The task >> Every record must be repeated exactly; omit any pictures they contain.
— begin —
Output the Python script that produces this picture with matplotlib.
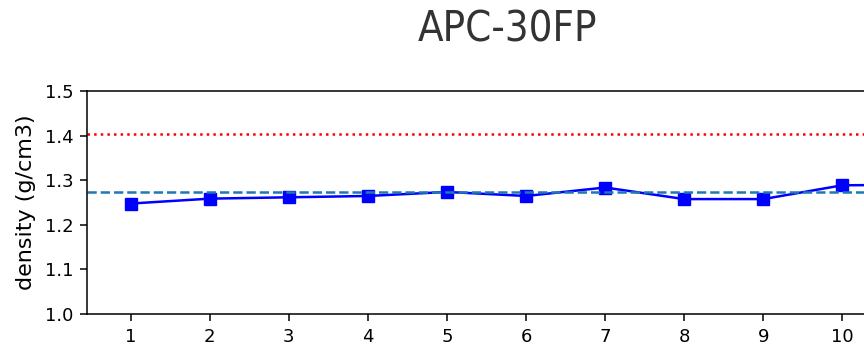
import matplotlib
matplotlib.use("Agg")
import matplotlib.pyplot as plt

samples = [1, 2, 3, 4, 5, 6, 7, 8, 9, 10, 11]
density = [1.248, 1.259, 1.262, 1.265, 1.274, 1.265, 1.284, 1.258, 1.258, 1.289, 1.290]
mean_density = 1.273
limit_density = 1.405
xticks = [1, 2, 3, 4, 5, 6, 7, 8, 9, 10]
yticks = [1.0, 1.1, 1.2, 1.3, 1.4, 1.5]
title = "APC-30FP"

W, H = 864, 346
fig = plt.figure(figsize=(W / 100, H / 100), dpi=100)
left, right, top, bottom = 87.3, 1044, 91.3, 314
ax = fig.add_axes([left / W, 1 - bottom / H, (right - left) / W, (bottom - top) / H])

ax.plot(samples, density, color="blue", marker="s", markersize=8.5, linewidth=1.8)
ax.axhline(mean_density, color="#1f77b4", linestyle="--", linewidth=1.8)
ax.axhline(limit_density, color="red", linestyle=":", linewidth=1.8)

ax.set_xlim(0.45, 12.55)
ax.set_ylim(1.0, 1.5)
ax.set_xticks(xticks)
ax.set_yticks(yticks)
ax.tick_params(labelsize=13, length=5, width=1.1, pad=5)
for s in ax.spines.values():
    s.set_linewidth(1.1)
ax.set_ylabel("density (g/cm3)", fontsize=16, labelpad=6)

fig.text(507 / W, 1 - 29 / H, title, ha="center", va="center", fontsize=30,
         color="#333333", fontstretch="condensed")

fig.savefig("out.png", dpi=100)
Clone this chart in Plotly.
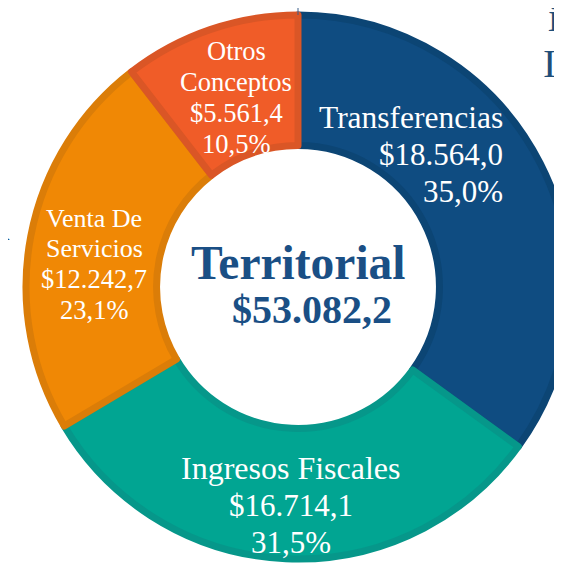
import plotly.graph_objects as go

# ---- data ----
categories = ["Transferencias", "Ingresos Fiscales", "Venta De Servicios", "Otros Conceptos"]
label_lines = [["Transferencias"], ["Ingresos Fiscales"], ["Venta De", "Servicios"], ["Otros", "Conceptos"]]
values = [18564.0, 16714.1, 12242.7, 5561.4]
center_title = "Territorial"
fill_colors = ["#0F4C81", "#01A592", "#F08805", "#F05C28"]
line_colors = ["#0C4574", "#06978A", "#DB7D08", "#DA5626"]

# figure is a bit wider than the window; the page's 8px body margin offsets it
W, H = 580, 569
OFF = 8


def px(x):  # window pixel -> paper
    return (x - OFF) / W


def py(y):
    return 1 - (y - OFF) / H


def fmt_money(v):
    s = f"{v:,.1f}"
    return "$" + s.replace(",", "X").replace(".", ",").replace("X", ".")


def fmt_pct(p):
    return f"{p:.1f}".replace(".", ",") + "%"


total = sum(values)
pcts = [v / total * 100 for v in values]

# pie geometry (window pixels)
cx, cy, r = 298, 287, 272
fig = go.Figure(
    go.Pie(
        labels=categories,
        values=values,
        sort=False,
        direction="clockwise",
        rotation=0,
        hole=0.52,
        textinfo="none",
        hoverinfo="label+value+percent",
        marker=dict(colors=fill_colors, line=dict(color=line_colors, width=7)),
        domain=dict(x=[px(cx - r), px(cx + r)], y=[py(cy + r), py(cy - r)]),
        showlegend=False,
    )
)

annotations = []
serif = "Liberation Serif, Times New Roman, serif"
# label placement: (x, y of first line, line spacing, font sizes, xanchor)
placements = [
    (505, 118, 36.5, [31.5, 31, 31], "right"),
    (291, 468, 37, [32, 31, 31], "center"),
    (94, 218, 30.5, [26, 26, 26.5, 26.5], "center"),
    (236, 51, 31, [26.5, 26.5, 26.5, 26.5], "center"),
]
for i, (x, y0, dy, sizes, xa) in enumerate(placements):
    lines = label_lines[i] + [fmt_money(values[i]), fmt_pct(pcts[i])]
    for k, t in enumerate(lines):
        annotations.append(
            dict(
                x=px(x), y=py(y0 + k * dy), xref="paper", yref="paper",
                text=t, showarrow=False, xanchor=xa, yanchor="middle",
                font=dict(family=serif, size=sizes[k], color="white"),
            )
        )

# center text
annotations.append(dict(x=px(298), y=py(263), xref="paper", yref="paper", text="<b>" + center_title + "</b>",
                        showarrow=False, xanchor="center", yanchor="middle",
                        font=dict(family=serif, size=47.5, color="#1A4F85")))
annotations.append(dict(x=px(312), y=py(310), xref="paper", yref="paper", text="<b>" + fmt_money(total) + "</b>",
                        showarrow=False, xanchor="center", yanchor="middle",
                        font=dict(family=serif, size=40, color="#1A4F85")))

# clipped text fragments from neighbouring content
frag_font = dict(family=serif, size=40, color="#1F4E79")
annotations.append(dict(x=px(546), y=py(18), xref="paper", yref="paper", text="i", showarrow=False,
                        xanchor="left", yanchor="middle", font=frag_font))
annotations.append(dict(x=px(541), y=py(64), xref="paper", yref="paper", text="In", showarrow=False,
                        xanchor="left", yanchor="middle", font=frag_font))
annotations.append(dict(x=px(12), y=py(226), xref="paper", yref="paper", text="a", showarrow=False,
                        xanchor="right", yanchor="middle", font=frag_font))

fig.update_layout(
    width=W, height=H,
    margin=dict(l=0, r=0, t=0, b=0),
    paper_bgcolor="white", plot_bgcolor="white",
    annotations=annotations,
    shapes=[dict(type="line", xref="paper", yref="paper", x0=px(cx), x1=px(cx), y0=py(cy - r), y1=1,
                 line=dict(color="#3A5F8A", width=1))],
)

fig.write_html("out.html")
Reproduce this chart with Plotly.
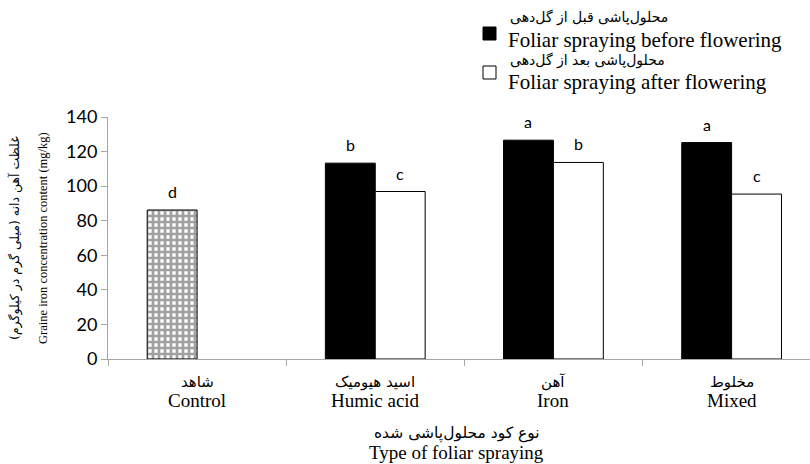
— end —
Exercise output >>
Output the Python script that produces this picture with matplotlib.
import matplotlib
matplotlib.use("Agg")
import matplotlib.pyplot as plt

samples = [1, 2, 3, 4, 5, 6, 7, 8, 9, 10, 11]
density = [1.248, 1.259, 1.262, 1.265, 1.274, 1.265, 1.284, 1.258, 1.258, 1.289, 1.290]
mean_density = 1.273
limit_density = 1.405
xticks = [1, 2, 3, 4, 5, 6, 7, 8, 9, 10]
yticks = [1.0, 1.1, 1.2, 1.3, 1.4, 1.5]
title = "APC-30FP"

W, H = 864, 346
fig = plt.figure(figsize=(W / 100, H / 100), dpi=100)
left, right, top, bottom = 87.3, 1044, 91.3, 314
ax = fig.add_axes([left / W, 1 - bottom / H, (right - left) / W, (bottom - top) / H])

ax.plot(samples, density, color="blue", marker="s", markersize=8.5, linewidth=1.8)
ax.axhline(mean_density, color="#1f77b4", linestyle="--", linewidth=1.8)
ax.axhline(limit_density, color="red", linestyle=":", linewidth=1.8)

ax.set_xlim(0.45, 12.55)
ax.set_ylim(1.0, 1.5)
ax.set_xticks(xticks)
ax.set_yticks(yticks)
ax.tick_params(labelsize=13, length=5, width=1.1, pad=5)
for s in ax.spines.values():
    s.set_linewidth(1.1)
ax.set_ylabel("density (g/cm3)", fontsize=16, labelpad=6)

fig.text(507 / W, 1 - 29 / H, title, ha="center", va="center", fontsize=30,
         color="#333333", fontstretch="condensed")

fig.savefig("out.png", dpi=100)
Clone this chart in Plotly.
import plotly.graph_objects as go

# ---- data ----
categories = ["Transferencias", "Ingresos Fiscales", "Venta De Servicios", "Otros Conceptos"]
label_lines = [["Transferencias"], ["Ingresos Fiscales"], ["Venta De", "Servicios"], ["Otros", "Conceptos"]]
values = [18564.0, 16714.1, 12242.7, 5561.4]
center_title = "Territorial"
fill_colors = ["#0F4C81", "#01A592", "#F08805", "#F05C28"]
line_colors = ["#0C4574", "#06978A", "#DB7D08", "#DA5626"]

# figure is a bit wider than the window; the page's 8px body margin offsets it
W, H = 580, 569
OFF = 8


def px(x):  # window pixel -> paper
    return (x - OFF) / W


def py(y):
    return 1 - (y - OFF) / H


def fmt_money(v):
    s = f"{v:,.1f}"
    return "$" + s.replace(",", "X").replace(".", ",").replace("X", ".")


def fmt_pct(p):
    return f"{p:.1f}".replace(".", ",") + "%"


total = sum(values)
pcts = [v / total * 100 for v in values]

# pie geometry (window pixels)
cx, cy, r = 298, 287, 272
fig = go.Figure(
    go.Pie(
        labels=categories,
        values=values,
        sort=False,
        direction="clockwise",
        rotation=0,
        hole=0.52,
        textinfo="none",
        hoverinfo="label+value+percent",
        marker=dict(colors=fill_colors, line=dict(color=line_colors, width=7)),
        domain=dict(x=[px(cx - r), px(cx + r)], y=[py(cy + r), py(cy - r)]),
        showlegend=False,
    )
)

annotations = []
serif = "Liberation Serif, Times New Roman, serif"
# label placement: (x, y of first line, line spacing, font sizes, xanchor)
placements = [
    (505, 118, 36.5, [31.5, 31, 31], "right"),
    (291, 468, 37, [32, 31, 31], "center"),
    (94, 218, 30.5, [26, 26, 26.5, 26.5], "center"),
    (236, 51, 31, [26.5, 26.5, 26.5, 26.5], "center"),
]
for i, (x, y0, dy, sizes, xa) in enumerate(placements):
    lines = label_lines[i] + [fmt_money(values[i]), fmt_pct(pcts[i])]
    for k, t in enumerate(lines):
        annotations.append(
            dict(
                x=px(x), y=py(y0 + k * dy), xref="paper", yref="paper",
                text=t, showarrow=False, xanchor=xa, yanchor="middle",
                font=dict(family=serif, size=sizes[k], color="white"),
            )
        )

# center text
annotations.append(dict(x=px(298), y=py(263), xref="paper", yref="paper", text="<b>" + center_title + "</b>",
                        showarrow=False, xanchor="center", yanchor="middle",
                        font=dict(family=serif, size=47.5, color="#1A4F85")))
annotations.append(dict(x=px(312), y=py(310), xref="paper", yref="paper", text="<b>" + fmt_money(total) + "</b>",
                        showarrow=False, xanchor="center", yanchor="middle",
                        font=dict(family=serif, size=40, color="#1A4F85")))

# clipped text fragments from neighbouring content
frag_font = dict(family=serif, size=40, color="#1F4E79")
annotations.append(dict(x=px(546), y=py(18), xref="paper", yref="paper", text="i", showarrow=False,
                        xanchor="left", yanchor="middle", font=frag_font))
annotations.append(dict(x=px(541), y=py(64), xref="paper", yref="paper", text="In", showarrow=False,
                        xanchor="left", yanchor="middle", font=frag_font))
annotations.append(dict(x=px(12), y=py(226), xref="paper", yref="paper", text="a", showarrow=False,
                        xanchor="right", yanchor="middle", font=frag_font))

fig.update_layout(
    width=W, height=H,
    margin=dict(l=0, r=0, t=0, b=0),
    paper_bgcolor="white", plot_bgcolor="white",
    annotations=annotations,
    shapes=[dict(type="line", xref="paper", yref="paper", x0=px(cx), x1=px(cx), y0=py(cy - r), y1=1,
                 line=dict(color="#3A5F8A", width=1))],
)

fig.write_html("out.html")
Reproduce this chart with Plotly.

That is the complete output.